■ DIRECTIONS FOR THIS TASK:
Leaving out all pictures, please print only the lines from the one containing "Recreate this image" through the one containing "import seaborn as sns".

■ EXERCISE DATA:
------------------------------------------------

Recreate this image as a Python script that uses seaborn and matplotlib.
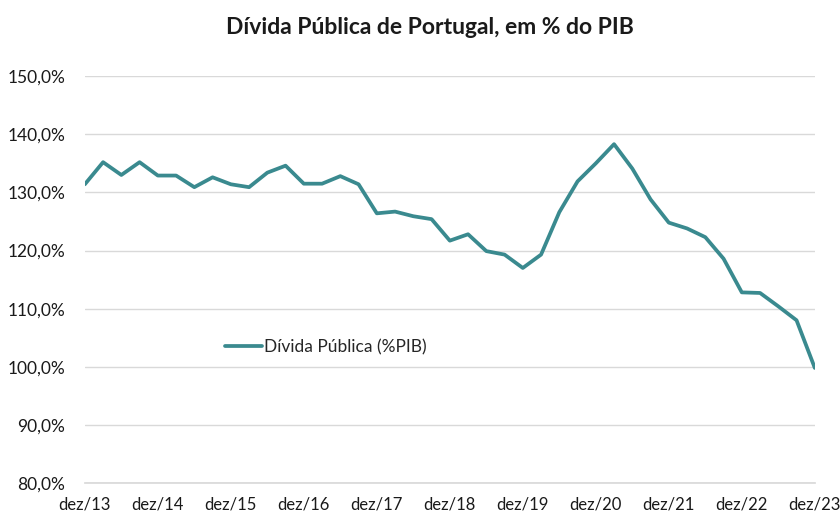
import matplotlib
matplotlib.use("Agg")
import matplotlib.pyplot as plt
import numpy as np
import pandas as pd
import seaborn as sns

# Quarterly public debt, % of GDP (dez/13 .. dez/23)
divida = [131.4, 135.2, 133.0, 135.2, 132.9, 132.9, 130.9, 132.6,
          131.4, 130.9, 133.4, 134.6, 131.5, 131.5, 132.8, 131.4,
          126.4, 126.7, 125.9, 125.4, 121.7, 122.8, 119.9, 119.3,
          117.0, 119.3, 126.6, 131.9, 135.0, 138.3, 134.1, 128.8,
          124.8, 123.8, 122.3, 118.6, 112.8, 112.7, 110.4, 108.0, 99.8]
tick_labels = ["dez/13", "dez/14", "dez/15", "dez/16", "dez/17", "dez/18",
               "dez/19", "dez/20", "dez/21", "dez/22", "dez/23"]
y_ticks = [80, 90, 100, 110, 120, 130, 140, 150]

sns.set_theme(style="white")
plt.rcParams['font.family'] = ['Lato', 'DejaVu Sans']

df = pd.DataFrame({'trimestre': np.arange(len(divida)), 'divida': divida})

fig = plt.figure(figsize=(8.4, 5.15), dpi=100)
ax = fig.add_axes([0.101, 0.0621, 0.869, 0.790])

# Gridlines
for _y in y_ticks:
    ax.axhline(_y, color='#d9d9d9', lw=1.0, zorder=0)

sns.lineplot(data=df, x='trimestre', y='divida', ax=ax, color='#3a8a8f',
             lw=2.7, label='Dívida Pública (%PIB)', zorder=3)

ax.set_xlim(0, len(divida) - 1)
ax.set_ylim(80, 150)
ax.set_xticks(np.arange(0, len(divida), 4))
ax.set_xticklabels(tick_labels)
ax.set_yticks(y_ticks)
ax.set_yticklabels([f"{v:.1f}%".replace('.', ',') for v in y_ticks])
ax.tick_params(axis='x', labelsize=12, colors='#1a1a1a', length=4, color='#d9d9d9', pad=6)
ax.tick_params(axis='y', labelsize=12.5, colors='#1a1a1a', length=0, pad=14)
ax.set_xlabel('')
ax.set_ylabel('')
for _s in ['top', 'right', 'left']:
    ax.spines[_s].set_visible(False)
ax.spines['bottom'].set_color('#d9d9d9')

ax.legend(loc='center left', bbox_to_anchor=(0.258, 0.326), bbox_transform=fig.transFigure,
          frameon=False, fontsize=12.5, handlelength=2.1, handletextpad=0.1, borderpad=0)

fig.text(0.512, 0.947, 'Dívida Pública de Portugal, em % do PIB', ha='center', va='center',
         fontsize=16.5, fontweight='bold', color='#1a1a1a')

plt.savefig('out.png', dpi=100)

------------------------------------------------

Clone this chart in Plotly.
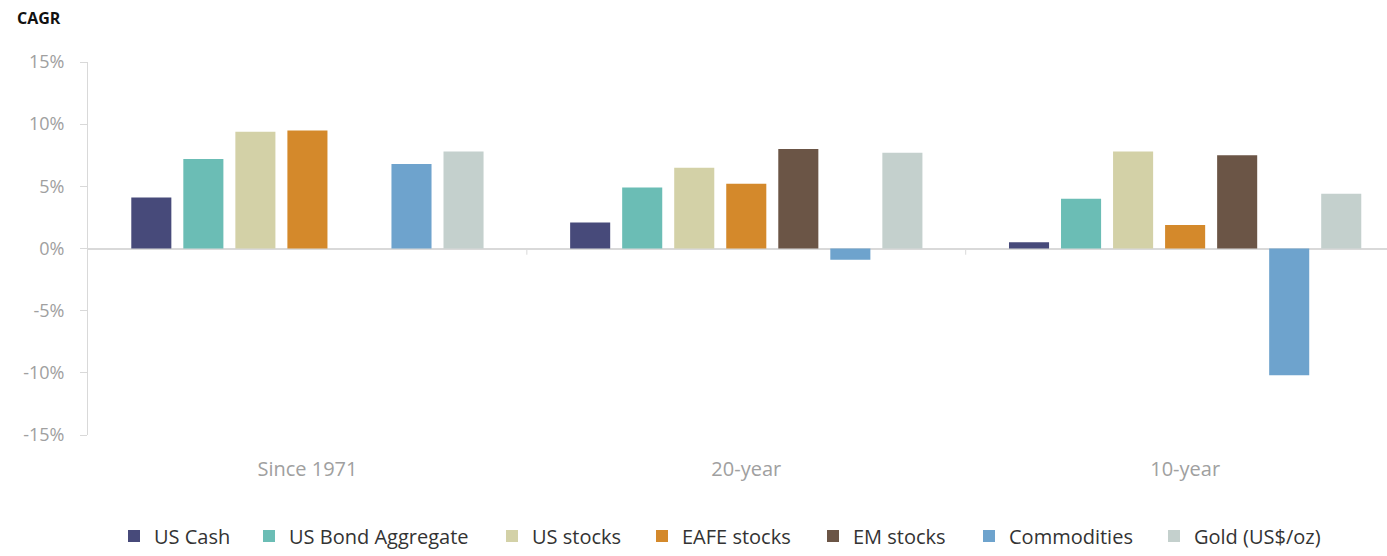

------------------------------------------------

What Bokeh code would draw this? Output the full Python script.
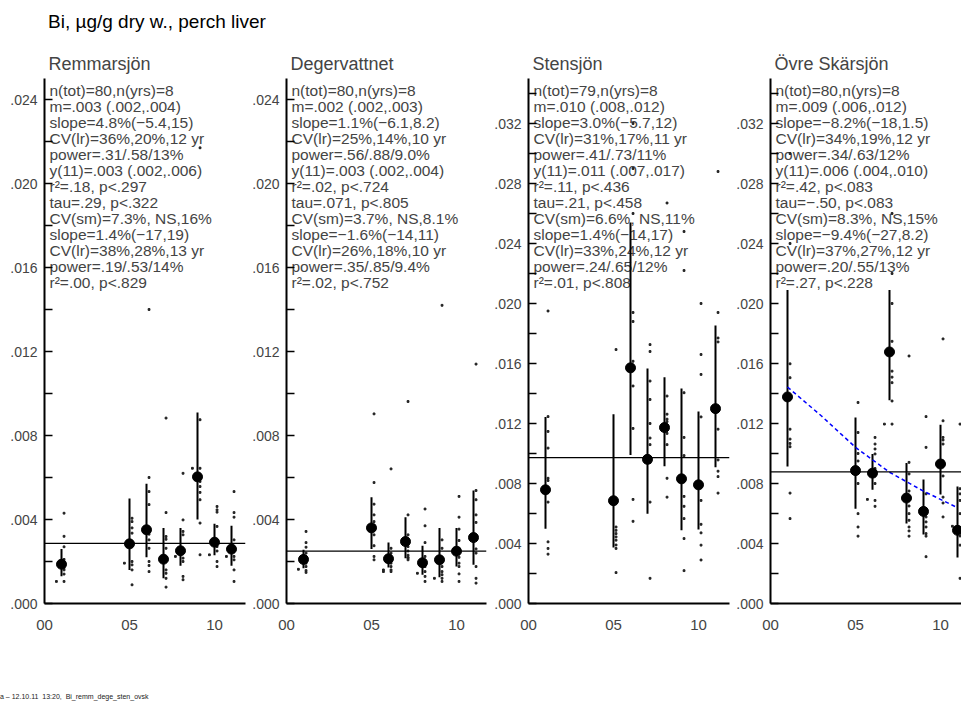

------------------------------------------------

■ THE REPLY:
Recreate this image as a Python script that uses seaborn and matplotlib.
import matplotlib
matplotlib.use("Agg")
import matplotlib.pyplot as plt
import numpy as np
import pandas as pd
import seaborn as sns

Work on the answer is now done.